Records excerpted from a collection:
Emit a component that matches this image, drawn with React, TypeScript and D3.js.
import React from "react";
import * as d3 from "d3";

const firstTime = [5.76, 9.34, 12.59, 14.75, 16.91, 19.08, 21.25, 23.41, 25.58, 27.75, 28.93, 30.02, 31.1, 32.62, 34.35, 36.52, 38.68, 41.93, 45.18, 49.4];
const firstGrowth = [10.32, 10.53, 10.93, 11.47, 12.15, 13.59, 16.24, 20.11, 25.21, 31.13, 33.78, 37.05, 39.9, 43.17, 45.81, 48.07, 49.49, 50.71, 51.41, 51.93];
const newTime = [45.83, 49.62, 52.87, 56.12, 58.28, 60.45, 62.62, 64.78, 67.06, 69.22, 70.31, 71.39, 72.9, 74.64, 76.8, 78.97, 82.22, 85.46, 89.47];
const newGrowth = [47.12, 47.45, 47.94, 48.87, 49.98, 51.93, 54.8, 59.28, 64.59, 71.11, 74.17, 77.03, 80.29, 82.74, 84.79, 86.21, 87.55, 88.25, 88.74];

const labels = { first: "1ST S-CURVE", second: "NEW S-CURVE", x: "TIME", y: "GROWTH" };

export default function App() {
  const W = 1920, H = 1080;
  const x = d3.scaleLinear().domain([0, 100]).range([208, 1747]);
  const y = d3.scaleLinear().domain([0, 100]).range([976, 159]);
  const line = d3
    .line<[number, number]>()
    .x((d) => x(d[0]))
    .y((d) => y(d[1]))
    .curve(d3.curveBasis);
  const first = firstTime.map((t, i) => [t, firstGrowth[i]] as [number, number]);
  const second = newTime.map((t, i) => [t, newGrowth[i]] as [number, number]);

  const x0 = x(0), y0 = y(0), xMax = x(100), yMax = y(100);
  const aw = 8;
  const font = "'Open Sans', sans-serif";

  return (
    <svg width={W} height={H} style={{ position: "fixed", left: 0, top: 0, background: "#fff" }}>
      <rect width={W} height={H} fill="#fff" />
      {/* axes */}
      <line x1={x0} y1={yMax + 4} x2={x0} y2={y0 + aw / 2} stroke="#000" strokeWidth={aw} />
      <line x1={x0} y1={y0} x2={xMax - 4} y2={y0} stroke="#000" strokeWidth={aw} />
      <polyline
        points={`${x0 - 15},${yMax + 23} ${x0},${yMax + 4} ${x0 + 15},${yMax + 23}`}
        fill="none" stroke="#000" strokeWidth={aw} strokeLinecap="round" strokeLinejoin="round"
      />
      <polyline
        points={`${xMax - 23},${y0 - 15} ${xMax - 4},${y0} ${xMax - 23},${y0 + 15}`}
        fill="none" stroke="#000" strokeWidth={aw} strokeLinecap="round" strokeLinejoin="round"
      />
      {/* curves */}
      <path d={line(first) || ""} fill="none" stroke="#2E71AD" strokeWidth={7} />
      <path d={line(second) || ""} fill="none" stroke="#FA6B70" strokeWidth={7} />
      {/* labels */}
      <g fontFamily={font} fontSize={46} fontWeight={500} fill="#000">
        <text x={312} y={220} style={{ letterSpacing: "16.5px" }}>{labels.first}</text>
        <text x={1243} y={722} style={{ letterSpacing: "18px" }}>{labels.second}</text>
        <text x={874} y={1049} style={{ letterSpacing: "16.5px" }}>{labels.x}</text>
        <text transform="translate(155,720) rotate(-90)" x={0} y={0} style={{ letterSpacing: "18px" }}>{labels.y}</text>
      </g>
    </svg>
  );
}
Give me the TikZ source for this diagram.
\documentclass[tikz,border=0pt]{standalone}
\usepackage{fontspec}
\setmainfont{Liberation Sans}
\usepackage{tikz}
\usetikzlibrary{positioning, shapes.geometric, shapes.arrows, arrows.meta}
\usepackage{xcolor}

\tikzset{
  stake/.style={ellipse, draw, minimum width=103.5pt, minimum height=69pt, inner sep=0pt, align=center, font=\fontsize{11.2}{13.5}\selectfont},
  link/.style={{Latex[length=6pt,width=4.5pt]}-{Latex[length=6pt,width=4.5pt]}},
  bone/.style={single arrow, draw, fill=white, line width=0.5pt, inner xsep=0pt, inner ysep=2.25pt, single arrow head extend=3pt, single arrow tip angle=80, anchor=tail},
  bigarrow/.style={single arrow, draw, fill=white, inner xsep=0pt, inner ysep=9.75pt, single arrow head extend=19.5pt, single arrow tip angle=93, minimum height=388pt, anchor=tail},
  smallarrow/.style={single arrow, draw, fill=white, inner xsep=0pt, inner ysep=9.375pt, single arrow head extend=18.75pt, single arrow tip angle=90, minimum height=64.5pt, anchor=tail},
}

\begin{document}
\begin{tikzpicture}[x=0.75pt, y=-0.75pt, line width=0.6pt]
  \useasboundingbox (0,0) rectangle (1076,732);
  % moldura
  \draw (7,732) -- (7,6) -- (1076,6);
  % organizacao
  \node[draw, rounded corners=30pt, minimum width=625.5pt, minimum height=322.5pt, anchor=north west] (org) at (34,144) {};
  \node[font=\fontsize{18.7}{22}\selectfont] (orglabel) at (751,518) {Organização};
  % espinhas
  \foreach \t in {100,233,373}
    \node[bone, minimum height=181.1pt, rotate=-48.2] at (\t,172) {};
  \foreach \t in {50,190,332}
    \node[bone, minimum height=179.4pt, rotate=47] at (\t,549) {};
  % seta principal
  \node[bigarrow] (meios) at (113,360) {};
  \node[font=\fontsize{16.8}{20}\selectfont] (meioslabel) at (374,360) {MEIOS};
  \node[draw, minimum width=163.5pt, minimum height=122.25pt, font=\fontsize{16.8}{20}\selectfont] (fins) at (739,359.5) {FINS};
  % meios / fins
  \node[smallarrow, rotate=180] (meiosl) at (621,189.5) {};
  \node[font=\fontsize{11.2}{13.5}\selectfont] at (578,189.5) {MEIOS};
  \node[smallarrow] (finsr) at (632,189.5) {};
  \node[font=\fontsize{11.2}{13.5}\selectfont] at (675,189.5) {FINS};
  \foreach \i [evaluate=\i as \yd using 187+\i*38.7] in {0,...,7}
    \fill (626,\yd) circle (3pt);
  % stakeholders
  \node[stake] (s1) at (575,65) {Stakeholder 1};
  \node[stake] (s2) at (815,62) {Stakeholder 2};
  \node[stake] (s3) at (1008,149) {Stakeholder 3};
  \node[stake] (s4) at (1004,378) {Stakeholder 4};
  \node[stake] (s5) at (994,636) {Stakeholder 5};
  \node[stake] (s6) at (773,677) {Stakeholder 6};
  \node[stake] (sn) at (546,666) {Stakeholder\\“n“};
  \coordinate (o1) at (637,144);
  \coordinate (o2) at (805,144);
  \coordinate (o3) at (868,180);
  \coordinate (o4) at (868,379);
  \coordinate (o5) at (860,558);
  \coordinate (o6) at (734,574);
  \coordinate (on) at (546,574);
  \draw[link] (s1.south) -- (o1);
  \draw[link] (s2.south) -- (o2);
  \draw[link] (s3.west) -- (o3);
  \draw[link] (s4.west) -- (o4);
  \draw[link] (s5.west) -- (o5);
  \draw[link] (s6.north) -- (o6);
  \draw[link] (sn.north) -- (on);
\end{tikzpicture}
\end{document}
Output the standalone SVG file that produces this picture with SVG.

*WHAT THIS TASK INVOLVES:* Return all the data above once more, precisely as given.

*SOLUTION TO THE EXERCISE:*
Emit a component that matches this image, drawn with React, TypeScript and D3.js.
import React from "react";
import * as d3 from "d3";

const firstTime = [5.76, 9.34, 12.59, 14.75, 16.91, 19.08, 21.25, 23.41, 25.58, 27.75, 28.93, 30.02, 31.1, 32.62, 34.35, 36.52, 38.68, 41.93, 45.18, 49.4];
const firstGrowth = [10.32, 10.53, 10.93, 11.47, 12.15, 13.59, 16.24, 20.11, 25.21, 31.13, 33.78, 37.05, 39.9, 43.17, 45.81, 48.07, 49.49, 50.71, 51.41, 51.93];
const newTime = [45.83, 49.62, 52.87, 56.12, 58.28, 60.45, 62.62, 64.78, 67.06, 69.22, 70.31, 71.39, 72.9, 74.64, 76.8, 78.97, 82.22, 85.46, 89.47];
const newGrowth = [47.12, 47.45, 47.94, 48.87, 49.98, 51.93, 54.8, 59.28, 64.59, 71.11, 74.17, 77.03, 80.29, 82.74, 84.79, 86.21, 87.55, 88.25, 88.74];

const labels = { first: "1ST S-CURVE", second: "NEW S-CURVE", x: "TIME", y: "GROWTH" };

export default function App() {
  const W = 1920, H = 1080;
  const x = d3.scaleLinear().domain([0, 100]).range([208, 1747]);
  const y = d3.scaleLinear().domain([0, 100]).range([976, 159]);
  const line = d3
    .line<[number, number]>()
    .x((d) => x(d[0]))
    .y((d) => y(d[1]))
    .curve(d3.curveBasis);
  const first = firstTime.map((t, i) => [t, firstGrowth[i]] as [number, number]);
  const second = newTime.map((t, i) => [t, newGrowth[i]] as [number, number]);

  const x0 = x(0), y0 = y(0), xMax = x(100), yMax = y(100);
  const aw = 8;
  const font = "'Open Sans', sans-serif";

  return (
    <svg width={W} height={H} style={{ position: "fixed", left: 0, top: 0, background: "#fff" }}>
      <rect width={W} height={H} fill="#fff" />
      {/* axes */}
      <line x1={x0} y1={yMax + 4} x2={x0} y2={y0 + aw / 2} stroke="#000" strokeWidth={aw} />
      <line x1={x0} y1={y0} x2={xMax - 4} y2={y0} stroke="#000" strokeWidth={aw} />
      <polyline
        points={`${x0 - 15},${yMax + 23} ${x0},${yMax + 4} ${x0 + 15},${yMax + 23}`}
        fill="none" stroke="#000" strokeWidth={aw} strokeLinecap="round" strokeLinejoin="round"
      />
      <polyline
        points={`${xMax - 23},${y0 - 15} ${xMax - 4},${y0} ${xMax - 23},${y0 + 15}`}
        fill="none" stroke="#000" strokeWidth={aw} strokeLinecap="round" strokeLinejoin="round"
      />
      {/* curves */}
      <path d={line(first) || ""} fill="none" stroke="#2E71AD" strokeWidth={7} />
      <path d={line(second) || ""} fill="none" stroke="#FA6B70" strokeWidth={7} />
      {/* labels */}
      <g fontFamily={font} fontSize={46} fontWeight={500} fill="#000">
        <text x={312} y={220} style={{ letterSpacing: "16.5px" }}>{labels.first}</text>
        <text x={1243} y={722} style={{ letterSpacing: "18px" }}>{labels.second}</text>
        <text x={874} y={1049} style={{ letterSpacing: "16.5px" }}>{labels.x}</text>
        <text transform="translate(155,720) rotate(-90)" x={0} y={0} style={{ letterSpacing: "18px" }}>{labels.y}</text>
      </g>
    </svg>
  );
}
Give me the TikZ source for this diagram.
\documentclass[tikz,border=0pt]{standalone}
\usepackage{fontspec}
\setmainfont{Liberation Sans}
\usepackage{tikz}
\usetikzlibrary{positioning, shapes.geometric, shapes.arrows, arrows.meta}
\usepackage{xcolor}

\tikzset{
  stake/.style={ellipse, draw, minimum width=103.5pt, minimum height=69pt, inner sep=0pt, align=center, font=\fontsize{11.2}{13.5}\selectfont},
  link/.style={{Latex[length=6pt,width=4.5pt]}-{Latex[length=6pt,width=4.5pt]}},
  bone/.style={single arrow, draw, fill=white, line width=0.5pt, inner xsep=0pt, inner ysep=2.25pt, single arrow head extend=3pt, single arrow tip angle=80, anchor=tail},
  bigarrow/.style={single arrow, draw, fill=white, inner xsep=0pt, inner ysep=9.75pt, single arrow head extend=19.5pt, single arrow tip angle=93, minimum height=388pt, anchor=tail},
  smallarrow/.style={single arrow, draw, fill=white, inner xsep=0pt, inner ysep=9.375pt, single arrow head extend=18.75pt, single arrow tip angle=90, minimum height=64.5pt, anchor=tail},
}

\begin{document}
\begin{tikzpicture}[x=0.75pt, y=-0.75pt, line width=0.6pt]
  \useasboundingbox (0,0) rectangle (1076,732);
  % moldura
  \draw (7,732) -- (7,6) -- (1076,6);
  % organizacao
  \node[draw, rounded corners=30pt, minimum width=625.5pt, minimum height=322.5pt, anchor=north west] (org) at (34,144) {};
  \node[font=\fontsize{18.7}{22}\selectfont] (orglabel) at (751,518) {Organização};
  % espinhas
  \foreach \t in {100,233,373}
    \node[bone, minimum height=181.1pt, rotate=-48.2] at (\t,172) {};
  \foreach \t in {50,190,332}
    \node[bone, minimum height=179.4pt, rotate=47] at (\t,549) {};
  % seta principal
  \node[bigarrow] (meios) at (113,360) {};
  \node[font=\fontsize{16.8}{20}\selectfont] (meioslabel) at (374,360) {MEIOS};
  \node[draw, minimum width=163.5pt, minimum height=122.25pt, font=\fontsize{16.8}{20}\selectfont] (fins) at (739,359.5) {FINS};
  % meios / fins
  \node[smallarrow, rotate=180] (meiosl) at (621,189.5) {};
  \node[font=\fontsize{11.2}{13.5}\selectfont] at (578,189.5) {MEIOS};
  \node[smallarrow] (finsr) at (632,189.5) {};
  \node[font=\fontsize{11.2}{13.5}\selectfont] at (675,189.5) {FINS};
  \foreach \i [evaluate=\i as \yd using 187+\i*38.7] in {0,...,7}
    \fill (626,\yd) circle (3pt);
  % stakeholders
  \node[stake] (s1) at (575,65) {Stakeholder 1};
  \node[stake] (s2) at (815,62) {Stakeholder 2};
  \node[stake] (s3) at (1008,149) {Stakeholder 3};
  \node[stake] (s4) at (1004,378) {Stakeholder 4};
  \node[stake] (s5) at (994,636) {Stakeholder 5};
  \node[stake] (s6) at (773,677) {Stakeholder 6};
  \node[stake] (sn) at (546,666) {Stakeholder\\“n“};
  \coordinate (o1) at (637,144);
  \coordinate (o2) at (805,144);
  \coordinate (o3) at (868,180);
  \coordinate (o4) at (868,379);
  \coordinate (o5) at (860,558);
  \coordinate (o6) at (734,574);
  \coordinate (on) at (546,574);
  \draw[link] (s1.south) -- (o1);
  \draw[link] (s2.south) -- (o2);
  \draw[link] (s3.west) -- (o3);
  \draw[link] (s4.west) -- (o4);
  \draw[link] (s5.west) -- (o5);
  \draw[link] (s6.north) -- (o6);
  \draw[link] (sn.north) -- (on);
\end{tikzpicture}
\end{document}
Output the standalone SVG file that produces this picture with SVG.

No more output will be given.